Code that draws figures
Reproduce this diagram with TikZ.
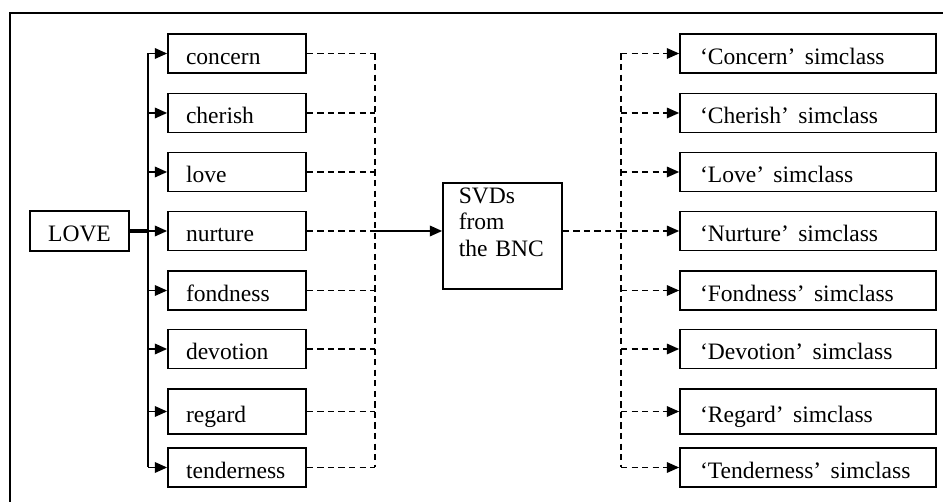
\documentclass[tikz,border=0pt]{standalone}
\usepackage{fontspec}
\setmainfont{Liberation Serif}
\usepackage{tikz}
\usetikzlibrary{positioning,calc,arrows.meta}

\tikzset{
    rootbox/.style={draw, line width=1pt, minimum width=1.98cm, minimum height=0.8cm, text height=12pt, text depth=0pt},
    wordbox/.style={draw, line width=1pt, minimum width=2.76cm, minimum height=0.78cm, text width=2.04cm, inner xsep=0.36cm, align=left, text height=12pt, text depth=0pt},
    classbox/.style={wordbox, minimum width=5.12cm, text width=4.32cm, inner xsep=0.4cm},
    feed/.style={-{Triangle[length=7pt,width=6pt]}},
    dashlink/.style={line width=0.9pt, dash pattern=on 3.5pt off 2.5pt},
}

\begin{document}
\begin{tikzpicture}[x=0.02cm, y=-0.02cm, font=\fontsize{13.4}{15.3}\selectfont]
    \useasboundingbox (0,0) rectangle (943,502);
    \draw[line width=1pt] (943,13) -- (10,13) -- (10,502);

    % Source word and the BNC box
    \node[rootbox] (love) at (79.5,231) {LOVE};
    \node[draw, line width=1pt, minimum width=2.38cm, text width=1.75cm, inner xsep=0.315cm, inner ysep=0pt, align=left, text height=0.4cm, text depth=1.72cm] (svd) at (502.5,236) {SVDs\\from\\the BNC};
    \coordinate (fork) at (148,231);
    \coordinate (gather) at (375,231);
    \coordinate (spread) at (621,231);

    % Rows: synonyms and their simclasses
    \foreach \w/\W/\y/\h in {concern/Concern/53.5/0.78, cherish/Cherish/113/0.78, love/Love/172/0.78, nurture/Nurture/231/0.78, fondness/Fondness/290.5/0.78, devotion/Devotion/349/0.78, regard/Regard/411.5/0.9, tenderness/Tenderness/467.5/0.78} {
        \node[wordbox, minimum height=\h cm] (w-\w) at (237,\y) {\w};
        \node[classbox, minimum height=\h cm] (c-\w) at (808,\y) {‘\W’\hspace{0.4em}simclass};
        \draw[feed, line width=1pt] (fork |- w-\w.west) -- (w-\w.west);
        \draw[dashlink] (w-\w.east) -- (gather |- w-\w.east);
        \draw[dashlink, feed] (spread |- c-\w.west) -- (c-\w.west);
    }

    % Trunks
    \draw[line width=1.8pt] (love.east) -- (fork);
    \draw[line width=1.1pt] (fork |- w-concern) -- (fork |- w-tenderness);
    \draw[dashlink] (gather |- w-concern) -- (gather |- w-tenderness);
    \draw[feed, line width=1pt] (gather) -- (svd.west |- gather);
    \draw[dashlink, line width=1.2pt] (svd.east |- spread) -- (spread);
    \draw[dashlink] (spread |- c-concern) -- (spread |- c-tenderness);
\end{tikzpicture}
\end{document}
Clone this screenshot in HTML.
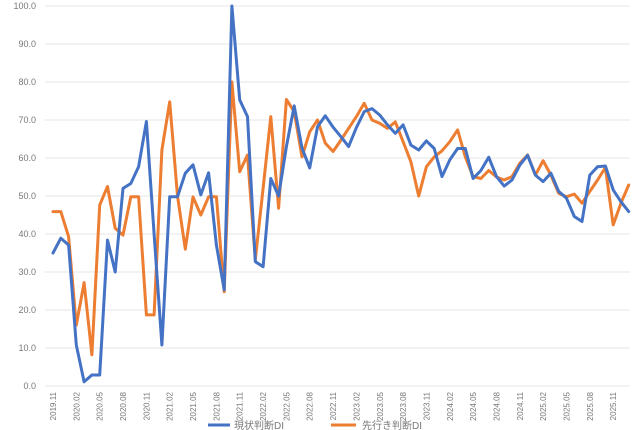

▸ **What to produce**:
In the entries above, locate every line with the word "this" and copy it.

▸ **Task answer**:
Reproduce this diagram with TikZ.
Clone this screenshot in HTML.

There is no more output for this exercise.